_Recorded data_
------------------------------------------------

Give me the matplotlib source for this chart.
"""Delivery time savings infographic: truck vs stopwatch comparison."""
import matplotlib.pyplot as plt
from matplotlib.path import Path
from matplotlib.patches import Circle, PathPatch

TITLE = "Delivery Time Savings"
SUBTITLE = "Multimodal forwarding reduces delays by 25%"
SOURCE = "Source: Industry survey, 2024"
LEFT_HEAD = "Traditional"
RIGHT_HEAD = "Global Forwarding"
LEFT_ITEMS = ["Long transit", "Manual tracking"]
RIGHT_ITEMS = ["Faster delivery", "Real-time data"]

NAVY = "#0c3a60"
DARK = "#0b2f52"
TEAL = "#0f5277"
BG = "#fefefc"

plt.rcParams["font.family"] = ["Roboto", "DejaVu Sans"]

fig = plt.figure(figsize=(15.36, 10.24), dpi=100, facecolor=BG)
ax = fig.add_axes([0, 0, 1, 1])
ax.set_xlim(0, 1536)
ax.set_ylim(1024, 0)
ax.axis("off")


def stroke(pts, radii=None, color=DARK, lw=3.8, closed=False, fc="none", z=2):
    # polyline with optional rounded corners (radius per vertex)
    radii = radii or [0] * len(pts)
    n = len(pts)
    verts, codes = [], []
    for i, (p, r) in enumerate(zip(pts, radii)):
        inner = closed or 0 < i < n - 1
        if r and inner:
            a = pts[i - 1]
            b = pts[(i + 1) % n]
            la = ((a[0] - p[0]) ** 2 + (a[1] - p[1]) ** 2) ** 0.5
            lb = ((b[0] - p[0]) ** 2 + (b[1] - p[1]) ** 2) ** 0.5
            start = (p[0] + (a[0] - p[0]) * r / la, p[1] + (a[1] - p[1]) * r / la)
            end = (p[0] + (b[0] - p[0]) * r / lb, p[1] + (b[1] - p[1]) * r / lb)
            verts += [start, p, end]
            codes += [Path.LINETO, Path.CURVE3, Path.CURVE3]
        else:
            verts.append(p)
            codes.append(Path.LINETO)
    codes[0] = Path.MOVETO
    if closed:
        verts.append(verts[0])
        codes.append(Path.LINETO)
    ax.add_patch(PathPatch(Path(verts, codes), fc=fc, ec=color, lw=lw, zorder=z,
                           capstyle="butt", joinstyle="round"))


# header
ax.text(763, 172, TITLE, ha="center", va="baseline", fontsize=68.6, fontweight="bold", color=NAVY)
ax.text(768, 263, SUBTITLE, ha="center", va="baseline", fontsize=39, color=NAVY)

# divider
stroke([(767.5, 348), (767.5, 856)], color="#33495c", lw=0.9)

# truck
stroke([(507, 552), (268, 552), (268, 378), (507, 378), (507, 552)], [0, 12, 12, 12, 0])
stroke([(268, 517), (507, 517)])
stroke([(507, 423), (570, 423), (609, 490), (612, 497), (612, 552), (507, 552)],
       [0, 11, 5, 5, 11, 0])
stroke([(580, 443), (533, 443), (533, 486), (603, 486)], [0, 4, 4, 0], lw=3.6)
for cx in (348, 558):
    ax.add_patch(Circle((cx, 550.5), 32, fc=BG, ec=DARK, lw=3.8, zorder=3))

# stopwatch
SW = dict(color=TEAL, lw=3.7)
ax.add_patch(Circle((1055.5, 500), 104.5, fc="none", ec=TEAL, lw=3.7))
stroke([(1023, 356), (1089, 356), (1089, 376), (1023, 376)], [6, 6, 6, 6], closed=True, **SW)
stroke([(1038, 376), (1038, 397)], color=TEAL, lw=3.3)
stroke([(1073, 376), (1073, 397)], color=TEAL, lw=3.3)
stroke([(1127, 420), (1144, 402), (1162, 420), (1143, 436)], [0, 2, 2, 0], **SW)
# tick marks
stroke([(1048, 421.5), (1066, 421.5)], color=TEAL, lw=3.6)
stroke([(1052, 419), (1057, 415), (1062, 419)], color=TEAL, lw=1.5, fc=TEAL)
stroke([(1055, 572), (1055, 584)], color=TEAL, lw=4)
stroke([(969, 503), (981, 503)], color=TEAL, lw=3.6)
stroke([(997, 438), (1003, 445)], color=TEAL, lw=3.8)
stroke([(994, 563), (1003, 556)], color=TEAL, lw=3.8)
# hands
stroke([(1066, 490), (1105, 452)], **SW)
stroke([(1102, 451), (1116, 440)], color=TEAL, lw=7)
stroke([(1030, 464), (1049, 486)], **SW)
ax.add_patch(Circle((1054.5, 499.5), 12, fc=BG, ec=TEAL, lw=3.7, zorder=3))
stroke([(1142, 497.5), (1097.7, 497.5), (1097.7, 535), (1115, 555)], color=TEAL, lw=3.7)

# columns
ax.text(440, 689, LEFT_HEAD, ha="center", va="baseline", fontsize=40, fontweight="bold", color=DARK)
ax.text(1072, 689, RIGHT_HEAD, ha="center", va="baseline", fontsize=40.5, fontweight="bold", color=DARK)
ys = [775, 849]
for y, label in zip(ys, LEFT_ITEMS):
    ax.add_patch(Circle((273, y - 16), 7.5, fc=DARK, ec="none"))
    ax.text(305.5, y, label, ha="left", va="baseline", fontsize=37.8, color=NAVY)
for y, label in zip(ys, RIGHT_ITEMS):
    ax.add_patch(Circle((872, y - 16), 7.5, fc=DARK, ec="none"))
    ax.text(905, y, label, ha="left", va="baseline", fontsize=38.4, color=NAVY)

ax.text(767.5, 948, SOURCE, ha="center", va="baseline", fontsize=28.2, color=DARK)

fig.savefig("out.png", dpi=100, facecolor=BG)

------------------------------------------------

_Required work_
Please output the complete data exactly.

_Response to the task_
Give me the matplotlib source for this chart.
"""Delivery time savings infographic: truck vs stopwatch comparison."""
import matplotlib.pyplot as plt
from matplotlib.path import Path
from matplotlib.patches import Circle, PathPatch

TITLE = "Delivery Time Savings"
SUBTITLE = "Multimodal forwarding reduces delays by 25%"
SOURCE = "Source: Industry survey, 2024"
LEFT_HEAD = "Traditional"
RIGHT_HEAD = "Global Forwarding"
LEFT_ITEMS = ["Long transit", "Manual tracking"]
RIGHT_ITEMS = ["Faster delivery", "Real-time data"]

NAVY = "#0c3a60"
DARK = "#0b2f52"
TEAL = "#0f5277"
BG = "#fefefc"

plt.rcParams["font.family"] = ["Roboto", "DejaVu Sans"]

fig = plt.figure(figsize=(15.36, 10.24), dpi=100, facecolor=BG)
ax = fig.add_axes([0, 0, 1, 1])
ax.set_xlim(0, 1536)
ax.set_ylim(1024, 0)
ax.axis("off")


def stroke(pts, radii=None, color=DARK, lw=3.8, closed=False, fc="none", z=2):
    # polyline with optional rounded corners (radius per vertex)
    radii = radii or [0] * len(pts)
    n = len(pts)
    verts, codes = [], []
    for i, (p, r) in enumerate(zip(pts, radii)):
        inner = closed or 0 < i < n - 1
        if r and inner:
            a = pts[i - 1]
            b = pts[(i + 1) % n]
            la = ((a[0] - p[0]) ** 2 + (a[1] - p[1]) ** 2) ** 0.5
            lb = ((b[0] - p[0]) ** 2 + (b[1] - p[1]) ** 2) ** 0.5
            start = (p[0] + (a[0] - p[0]) * r / la, p[1] + (a[1] - p[1]) * r / la)
            end = (p[0] + (b[0] - p[0]) * r / lb, p[1] + (b[1] - p[1]) * r / lb)
            verts += [start, p, end]
            codes += [Path.LINETO, Path.CURVE3, Path.CURVE3]
        else:
            verts.append(p)
            codes.append(Path.LINETO)
    codes[0] = Path.MOVETO
    if closed:
        verts.append(verts[0])
        codes.append(Path.LINETO)
    ax.add_patch(PathPatch(Path(verts, codes), fc=fc, ec=color, lw=lw, zorder=z,
                           capstyle="butt", joinstyle="round"))


# header
ax.text(763, 172, TITLE, ha="center", va="baseline", fontsize=68.6, fontweight="bold", color=NAVY)
ax.text(768, 263, SUBTITLE, ha="center", va="baseline", fontsize=39, color=NAVY)

# divider
stroke([(767.5, 348), (767.5, 856)], color="#33495c", lw=0.9)

# truck
stroke([(507, 552), (268, 552), (268, 378), (507, 378), (507, 552)], [0, 12, 12, 12, 0])
stroke([(268, 517), (507, 517)])
stroke([(507, 423), (570, 423), (609, 490), (612, 497), (612, 552), (507, 552)],
       [0, 11, 5, 5, 11, 0])
stroke([(580, 443), (533, 443), (533, 486), (603, 486)], [0, 4, 4, 0], lw=3.6)
for cx in (348, 558):
    ax.add_patch(Circle((cx, 550.5), 32, fc=BG, ec=DARK, lw=3.8, zorder=3))

# stopwatch
SW = dict(color=TEAL, lw=3.7)
ax.add_patch(Circle((1055.5, 500), 104.5, fc="none", ec=TEAL, lw=3.7))
stroke([(1023, 356), (1089, 356), (1089, 376), (1023, 376)], [6, 6, 6, 6], closed=True, **SW)
stroke([(1038, 376), (1038, 397)], color=TEAL, lw=3.3)
stroke([(1073, 376), (1073, 397)], color=TEAL, lw=3.3)
stroke([(1127, 420), (1144, 402), (1162, 420), (1143, 436)], [0, 2, 2, 0], **SW)
# tick marks
stroke([(1048, 421.5), (1066, 421.5)], color=TEAL, lw=3.6)
stroke([(1052, 419), (1057, 415), (1062, 419)], color=TEAL, lw=1.5, fc=TEAL)
stroke([(1055, 572), (1055, 584)], color=TEAL, lw=4)
stroke([(969, 503), (981, 503)], color=TEAL, lw=3.6)
stroke([(997, 438), (1003, 445)], color=TEAL, lw=3.8)
stroke([(994, 563), (1003, 556)], color=TEAL, lw=3.8)
# hands
stroke([(1066, 490), (1105, 452)], **SW)
stroke([(1102, 451), (1116, 440)], color=TEAL, lw=7)
stroke([(1030, 464), (1049, 486)], **SW)
ax.add_patch(Circle((1054.5, 499.5), 12, fc=BG, ec=TEAL, lw=3.7, zorder=3))
stroke([(1142, 497.5), (1097.7, 497.5), (1097.7, 535), (1115, 555)], color=TEAL, lw=3.7)

# columns
ax.text(440, 689, LEFT_HEAD, ha="center", va="baseline", fontsize=40, fontweight="bold", color=DARK)
ax.text(1072, 689, RIGHT_HEAD, ha="center", va="baseline", fontsize=40.5, fontweight="bold", color=DARK)
ys = [775, 849]
for y, label in zip(ys, LEFT_ITEMS):
    ax.add_patch(Circle((273, y - 16), 7.5, fc=DARK, ec="none"))
    ax.text(305.5, y, label, ha="left", va="baseline", fontsize=37.8, color=NAVY)
for y, label in zip(ys, RIGHT_ITEMS):
    ax.add_patch(Circle((872, y - 16), 7.5, fc=DARK, ec="none"))
    ax.text(905, y, label, ha="left", va="baseline", fontsize=38.4, color=NAVY)

ax.text(767.5, 948, SOURCE, ha="center", va="baseline", fontsize=28.2, color=DARK)

fig.savefig("out.png", dpi=100, facecolor=BG)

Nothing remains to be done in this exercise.